We have been waiting for the CFPB’s final adoption and implementation of its new debt collection Rule. Well, the wait is over. See 12 CFR Part 1006 - Fair Debt Collection Practices Act (Regulation F) | Consumer Financial Protection Bureau (consumerfinance.gov).
The adopted Rule, to be known as Regulation F, is really in two parts: First, the Rule focuses on debt collection communications and clarifies the Fair Debt Collection Practices Act’s (FDCPA) prohibitions on harassment and abuse, false or misleading representations, and unfair practices by debt collectors. This part of the Rule closely follows the FDCPA language itself.
The second part of the Rule clarifies certain disclosures that third-party debt collectors must provide to consumers at the beginning of collection communications.
So, what does all of this mean for original creditors, not third-party debt collectors? Several things.
- Recall that original creditors collecting their debt are indeed treated as third-party debt collectors if they use a fictitious name in collecting. This factor has long been a part of the FDCPA. But, Regulation F now adds another such instance: that is, if original debt collectors attempt to enforce a security interest by means of interstate commerce (mail, telephone, etc.), they are subject to the Act and the Regulation if the creditor (i) has no present right to possession of the subject collateral, (ii) has no present intention to take possession of the collateral, or (iii) the collateral is exempt by law from dispossession.
- In addition to my long standing advice to original creditors to follow the prohibitions of FDCPA Section 806 (harassment or abuse), 807 (false or misleading representations) and 808 (unfair practices), original creditors may also now want to (i) limit collection calls to the timing permitted at Regulation F Section 1006.14(b)(2), (ii) respect the requirement that debt collectors give debtors “opt-out” rights with respect to email and text messaging at Section 1006.6(e), and (iii) respect the prohibition against collecting time-barred debts at Section 1006.26.
- Certainly, there are several provisions in the Rule that may be seriously disruptive of an original creditor’s collection processes; and, for this reason, the original creditor may choose not to follow the Rule in every instance.
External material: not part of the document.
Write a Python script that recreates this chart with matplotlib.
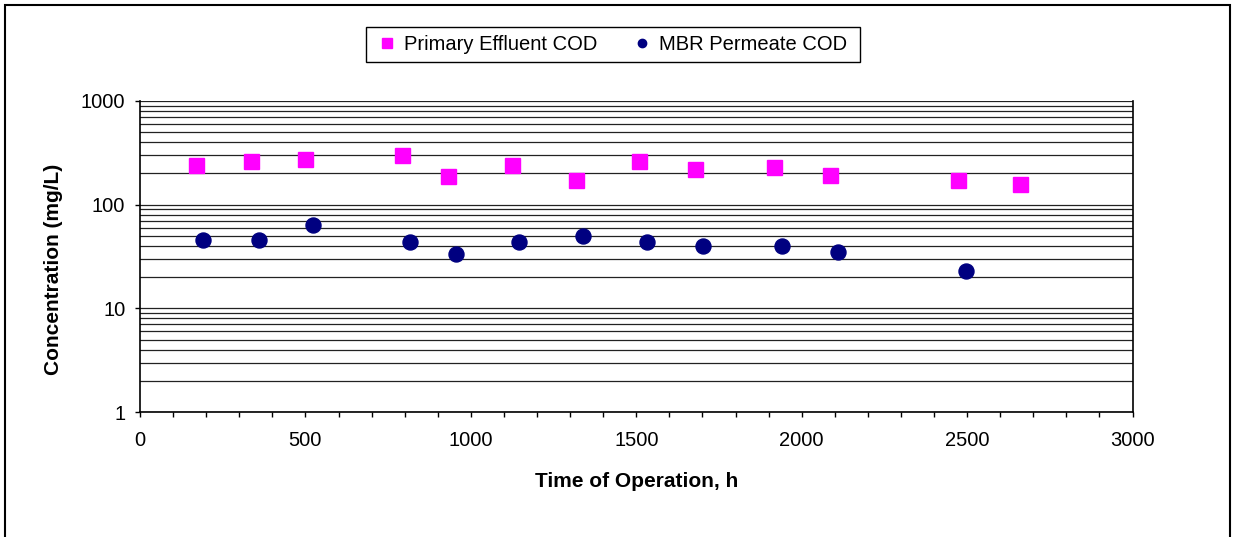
import numpy as np
import matplotlib
matplotlib.use("Agg")
import matplotlib.pyplot as plt
from matplotlib.ticker import LogLocator, MultipleLocator, FuncFormatter, NullFormatter

plt.rcParams['font.family'] = ['Liberation Sans', 'DejaVu Sans']

# Primary effluent COD (mg/L) vs time (h)
pe_time = [168, 336, 499, 791, 931, 1124, 1317, 1509, 1678, 1917, 2086, 2472, 2659]
pe_cod = [242, 264, 274, 300, 187, 242, 172, 264, 221, 231, 195, 172, 158]

# MBR permeate COD (mg/L) vs time (h)
mbr_time = [190, 359, 522, 815, 955, 1147, 1340, 1532, 1702, 1940, 2110, 2496]
mbr_cod = [45.5, 45.5, 64, 43.5, 33.6, 43.5, 49.7, 43.5, 40.1, 40.1, 35.1, 23.0]

W, H = 1233, 537
fig = plt.figure(figsize=(W / 100, H / 100), dpi=100)
ax = fig.add_axes([140 / W, 1 - 412 / H, (1132.5 - 140) / W, (412 - 101) / H])

ax.set_yscale('log')
ax.set_ylim(1, 1000)
ax.set_xlim(0, 3000)

# gridlines at every major and minor log position
ax.yaxis.set_major_locator(LogLocator(base=10, numticks=10))
ax.yaxis.set_minor_locator(LogLocator(base=10, subs=np.arange(2, 10), numticks=10))
ax.grid(True, which='both', axis='y', color='#222222', linewidth=0.9)
ax.set_axisbelow(True)

ax.xaxis.set_major_locator(MultipleLocator(500))
ax.xaxis.set_minor_locator(MultipleLocator(100))
ax.yaxis.set_major_formatter(FuncFormatter(lambda v, p: f"{v:g}"))
ax.yaxis.set_minor_formatter(NullFormatter())

ax.tick_params(axis='x', which='both', direction='out', length=3.5, width=1,
               labelsize=14.5, pad=10.5)
ax.tick_params(axis='y', which='major', direction='out', length=3.6, width=1,
               labelsize=14.5, pad=7)
ax.tick_params(axis='y', which='minor', length=0)

for side in ['left', 'bottom', 'right']:
    ax.spines[side].set_linewidth(1.2)
    ax.spines[side].set_color('black')
ax.spines['top'].set_visible(False)

ax.plot(pe_time, pe_cod, linestyle='none', marker='s', markersize=10.8,
        color='#FF00FF', markeredgecolor='#FF00FF', label='Primary Effluent COD',
        zorder=3)
ax.plot(mbr_time, mbr_cod, linestyle='none', marker='o', markersize=10.8,
        color='#000080', markeredgecolor='#000080', label='MBR Permeate COD',
        zorder=3)

ax.set_xlabel('Time of Operation, h', fontsize=15, fontweight='bold')
ax.set_ylabel('Concentration (mg/L)', fontsize=15, fontweight='bold')
ax.xaxis.set_label_coords(0.5, (412 - 472) / 311)
ax.yaxis.set_label_coords((63 - 140) / 992.5, (412 - 269) / 311)

# legend box drawn separately so its padding matches
fig.patches.append(plt.Rectangle((366 / W, 1 - 62 / H), (860 - 366) / W, 35 / H,
                                 transform=fig.transFigure, fill=False,
                                 edgecolor='black', linewidth=1.0))
leg = fig.legend(loc='center', bbox_to_anchor=(613 / W, 1 - 44.5 / H), ncol=2,
                 fontsize=14.5, frameon=False, borderpad=0.0,
                 handletextpad=0.45, columnspacing=1.85, handlelength=0.8)
leg.legend_handles[0].set_markersize(6.5)
leg.legend_handles[1].set_markersize(6.0)

# outer chart border
fig.patches.append(plt.Rectangle((5 / W, -0.05), 1225 / W, 1.05 - 4.5 / H,
                                 transform=fig.transFigure, fill=False,
                                 edgecolor='black', linewidth=1.5))

fig.savefig('out.png', dpi=100)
For example, the notice for validation of debts and the providing of required disclosures may be a bridge-too-far for original creditors.
In my judgment, the key to success continues to be to conduct the business of collection in such a manner that original creditors never have to argue with a consumer’s attorney about why the creditor is not a “debt collector” under the FDCPA and this new Regulation F.